Russland weitet seine Zensur ausländischer Medien aus.

Jüngster Fall: Die russische Botschaft in Bern droht dem Osteuropa-Korrespondenten der NZZ, Ivo Mijnssen, mit der Verhaftung, sollte er in Russland einreisen.

«Im allgemeinen Strom des täglichen Schmutzes in Bezug auf unser Land», heisst es in der Pressemitteilung der russischen Botschaft, «tauchen ab und zu Beiträge in der schweizerischen NZZ auf, die von der absoluten Degradation der journalistischen und allgemeinmenschlichen Ethik der Autoren zeugen.»

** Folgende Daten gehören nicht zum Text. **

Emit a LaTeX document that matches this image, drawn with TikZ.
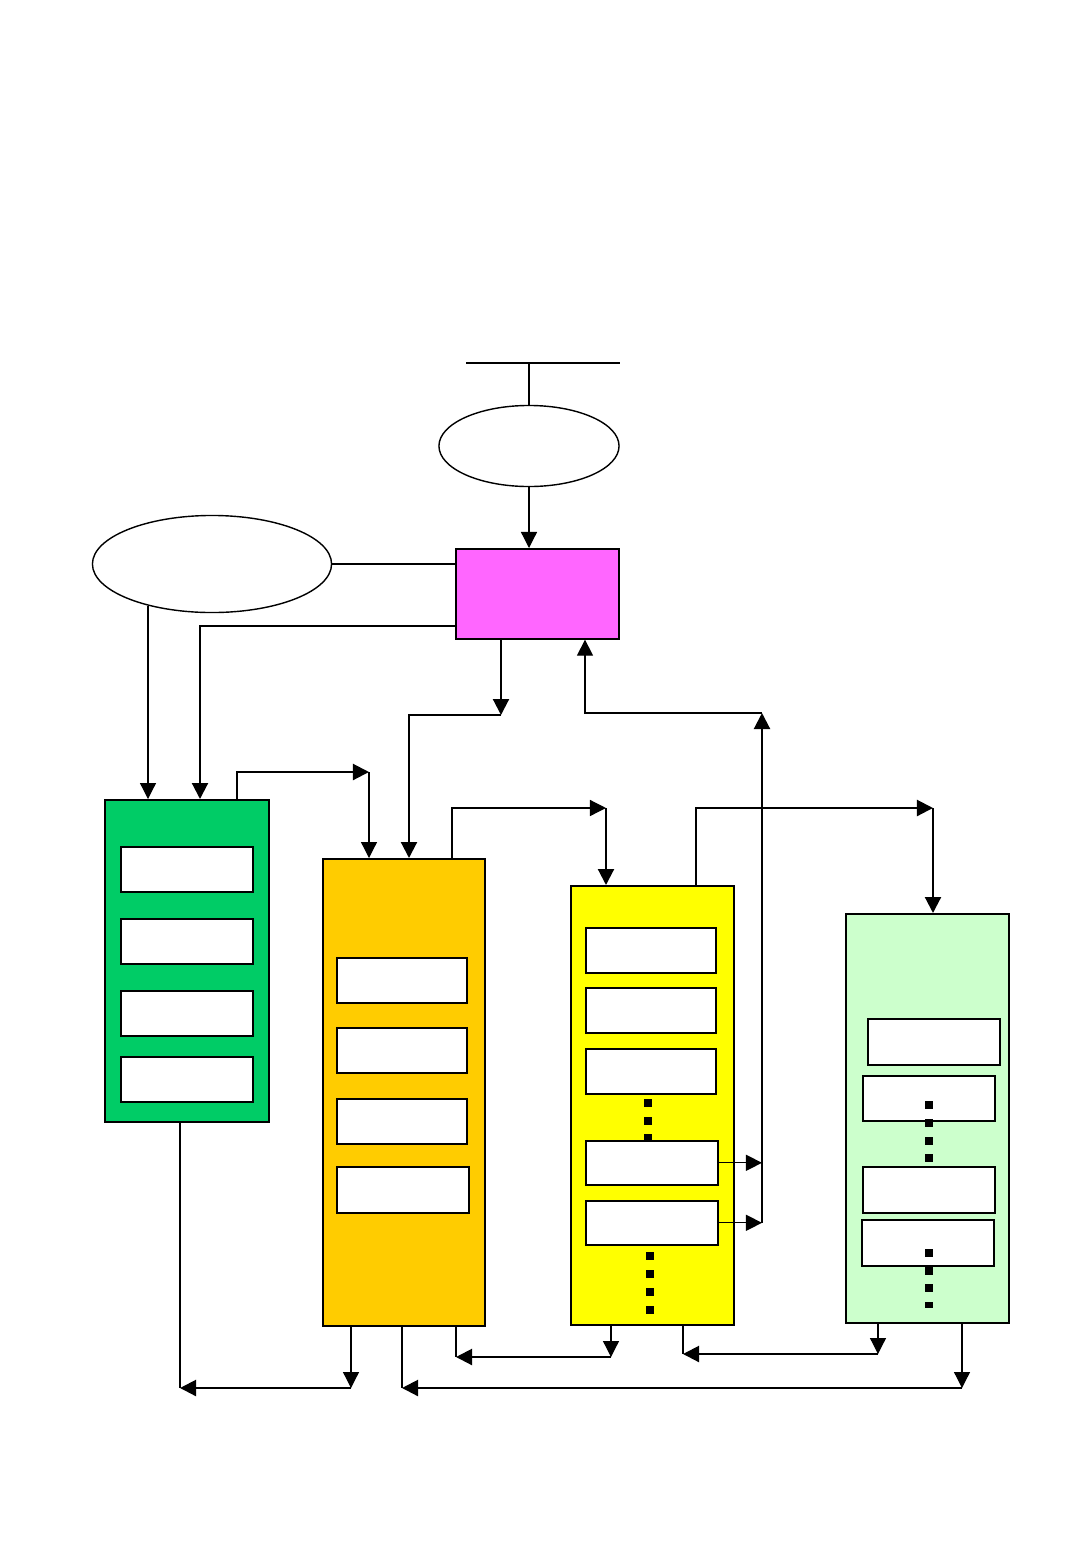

Erschienen ist der beanstandete Bericht aus der besetzten Stadt Melitopol Anfang April.

Er sei, so die russische Botschaft, in «einem eindeutig den Kopfabschneidern sympathisierenden Ton vorgetragen» worden, sprich: Die NZZ und ihr Korrespondent hätten den Terrorismus öffentlich gerechtfertigt.

Die russische Gesandtschaft warnt den gebürtigen Zürcher Mijnssen vor den Konsequenzen: «Laut Artikel 205.2 des Strafgesetzbuches der Russischen Föderation wird die öffentliche Rechtfertigung von Terrorismus und Terrorismuspropaganda über die Medien mit einer Geldstrafe oder einer Freiheitsstrafe von fünf bis sieben Jahren bestraft.»

Diese Drohung ist durchaus ernst zu nehmen: Ende März wurde der US-amerikanische Journalist Evan Gershkovich, der für das Wall Street Journal arbeitet, in Jekaterinburg, der viertgrössten Stadt des Landes, verhaftet. Er hatte über Russlands kränkelnde Wirtschaft berichtet und geschrieben, dass der Kreml mit «ausufernden Militärausgaben» konfrontiert sei und gleichzeitig die Sozialausgaben aufrechterhalten müsse. Vorgeworfen wird Gershkovich jetzt «Spionage», worauf eine Strafe von zwanzig Jahren steht.

Mijnssen und Gershkovich sind keine Einzelfälle extraterritorialer Zensur. Wikipedia ist für einen Artikel über die Invasion der Ukraine gebüsst worden, der unter dem Titel «Russische Besatzung der Region Saporischschja» erschienen war.

Und nachdem La Stampa vor einem Jahr einen Artikel publiziert hatte, in dem «die Ermordung Wladimir Putins als einziger Ausweg aus dem russischen Krieg in der Ukraine» erschienen war, klagte der russische Botschafter in Rom, Sergei Rasow, den Journalisten und die Zeitung vor einem italienischen Gericht an, weil das die Anstiftung zu einer Straftat sei.

Inzwischen hat das Schweizer Fernsehen entschieden, die bevorstehende Reise seines Sonderkorrespondenten Christof Franzen zu verschieben. Die Arbeit in Russland sei für ausländische Journalisten «schon länger mühsam und schikanös», so «10 vor 10». «Spätestens jetzt ist sie gefährlich.»

Im Kreml sieht man das anders: Alle akkreditierten ausländischen Journalisten würden weiterhin in Russland arbeiten können, sagte ein Sprecher – einen Tag nachdem der Wallstreet-Reporter verhaftet worden war.

Aber: Wer Spion oder Verräter ist, bestimmt der Kreml.